Ponkotsu LLM
● LiveA lightweight language model running on a Raspberry Pi. It's no good at hard problems, but for small talk and a bit of writing help, it does its honest best. Responses stream back token by token.
- Endpoint
POST /api/chat- I/O
- text->text · streaming
Demo
⌘/Ctrl + Enter
>
How to use
Ollama-compatible. Use the official ollama
package and just point the host at ponkotsu-lab.net.
Install
npm install ollama
Try it
import { Ollama } from "ollama";
const ollama = new Ollama({ host: "https://ponkotsu-lab.net" });
const res = await ollama.chat({
model: "gemma4:e2b",
messages: [{ role: "user", content: "Write a short story" }],
stream: true,
});
for await (const part of res) {
process.stdout.write(part.message.content); // print each token as it arrives
}
Run it and the text streams into your terminal piece by piece.
Notes
- The model is
gemma4:e2b. - In the browser, use
import { Ollama } from "ollama/browser". - The thinking phase is disabled server-side, so the answer starts right away.

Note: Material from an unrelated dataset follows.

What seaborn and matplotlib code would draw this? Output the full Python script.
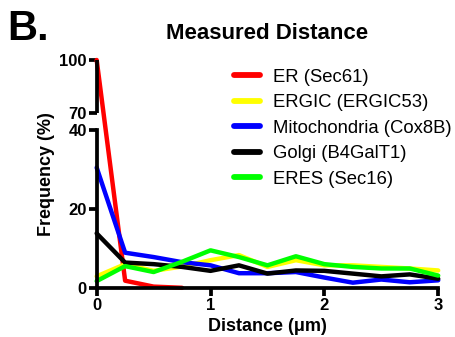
import numpy as np
import pandas as pd
import matplotlib
matplotlib.use("Agg")
import matplotlib.pyplot as plt
import seaborn as sns

sns.set_theme(style="ticks")
plt.rcParams['font.family'] = ['Liberation Sans', 'DejaVu Sans']
plt.rcParams['text.color'] = 'black'
plt.rcParams['axes.labelcolor'] = 'black'

# ---------------------------------------------------------------
# Datos
# ---------------------------------------------------------------
distance = [0, 0.25, 0.5, 0.75, 1.0, 1.25, 1.5, 1.75, 2.0, 2.25, 2.5, 2.75, 3.0]

er_dist = [0, 0.25, 0.5, 0.75]
er = [100, 1.8, 0.3, 0.0]
ergic = [2.9, 6.0, 4.3, 5.4, 7.0, 8.3, 5.3, 7.0, 5.7, 5.7, 5.3, 4.9, 4.4]
mito = [30.5, 8.9, 7.8, 6.5, 5.7, 3.7, 3.7, 4.0, 2.6, 1.3, 2.1, 1.4, 1.9]
golgi = [13.8, 6.4, 6.0, 5.3, 4.3, 5.7, 3.6, 4.4, 4.3, 3.6, 2.9, 3.4, 2.3]
eres = [1.7, 5.5, 4.0, 6.6, 9.5, 7.8, 5.7, 8.0, 6.0, 5.3, 4.9, 4.9, 3.1]

labels = ['ER (Sec61)', 'ERGIC (ERGIC53)', 'Mitochondria (Cox8B)',
          'Golgi (B4GalT1)', 'ERES (Sec16)']
colors = ['#FF0000', '#FFFF00', '#0000FF', '#000000', '#00FF00']

series = [(er_dist, er), (distance, ergic), (distance, mito),
          (distance, golgi), (distance, eres)]


# Eje Y segmentado: 0-40 y 70-100
def fwd(y):
    y = np.asarray(y, dtype=float)
    return np.where(y <= 40, y,
                    np.where(y <= 70, 40 + (y - 40) * (4.4 / 30),
                             44.4 + (y - 70) * (13.4 / 30)))


def inv(y):
    y = np.asarray(y, dtype=float)
    return np.where(y <= 40, y,
                    np.where(y <= 44.4, 40 + (y - 40) * (30 / 4.4),
                             70 + (y - 44.4) * (30 / 13.4)))


fig = plt.figure(figsize=(4.56, 3.37), dpi=100)
ax = fig.add_axes([0.212, 0.146, 0.749, 0.676])

for (xs, ys), lab, col in zip(series, labels, colors):
    df = pd.DataFrame({'Distance': xs, 'Frequency': ys})
    sns.lineplot(data=df, x='Distance', y='Frequency', color=col, label=lab,
                 linewidth=3.2, ax=ax, clip_on=False)

ax.set_yscale('function', functions=(fwd, inv))
ax.set_ylim(0, 100)
ax.set_xlim(0, 3)
ax.set_yticks([0, 20, 40, 70, 100])
ax.set_xticks([0, 1, 2, 3])
ax.set_yticklabels(['0', '20', '40', '70', '100'])

lw_axis = 2.7
for side in ['top', 'right']:
    ax.spines[side].set_visible(False)
for side in ['left', 'bottom']:
    ax.spines[side].set_linewidth(lw_axis)
    ax.spines[side].set_color('black')
ax.spines['left'].set_bounds(0, 40)
# segmento superior del eje Y
ax.plot([0, 0], [70, 100], transform=ax.get_yaxis_transform(),
        color='black', linewidth=lw_axis, clip_on=False, solid_capstyle='butt')

ax.tick_params(axis='both', width=lw_axis, length=5.5, labelsize=12, pad=1.5,
               color='black', labelcolor='black')
for t in ax.get_xticklabels() + ax.get_yticklabels():
    t.set_fontweight('bold')

ax.set_xlabel('Distance (\u03bcm)', fontsize=13, fontweight='bold')
ax.set_ylabel('Frequency (%)', fontsize=13, fontweight='bold')
ax.xaxis.set_label_coords(0.5, -0.133)
ax.yaxis.set_label_coords(-0.122, 0.5)

leg = ax.legend(loc='upper left', bbox_to_anchor=(0.402, 0.961), frameon=False,
                fontsize=13.3, handlelength=1.4, handletextpad=0.69,
                labelspacing=0.46, borderaxespad=0, borderpad=0)
for h in leg.get_lines():
    h.set_linewidth(4.2)

fig.text(0.586, 0.883, 'Measured Distance', ha='center', va='baseline',
         fontsize=16, fontweight='bold')
fig.text(0.015, 0.881, 'B.', ha='left', va='baseline',
         fontsize=30, fontweight='bold')

fig.savefig('out.png', dpi=100, facecolor='white')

Limitations (the ponkotsu bits)
- Input and output together are capped at ~1024 tokens (older input is trimmed if you go over).
- Being underpowered, long text and complex reasoning are not its strength.
- Under load you may be rate-limited and put in a queue.
- Open to everyone, but there is a per-IP usage cap.
- Runs on a lightweight model (powered by Ollama / gemma).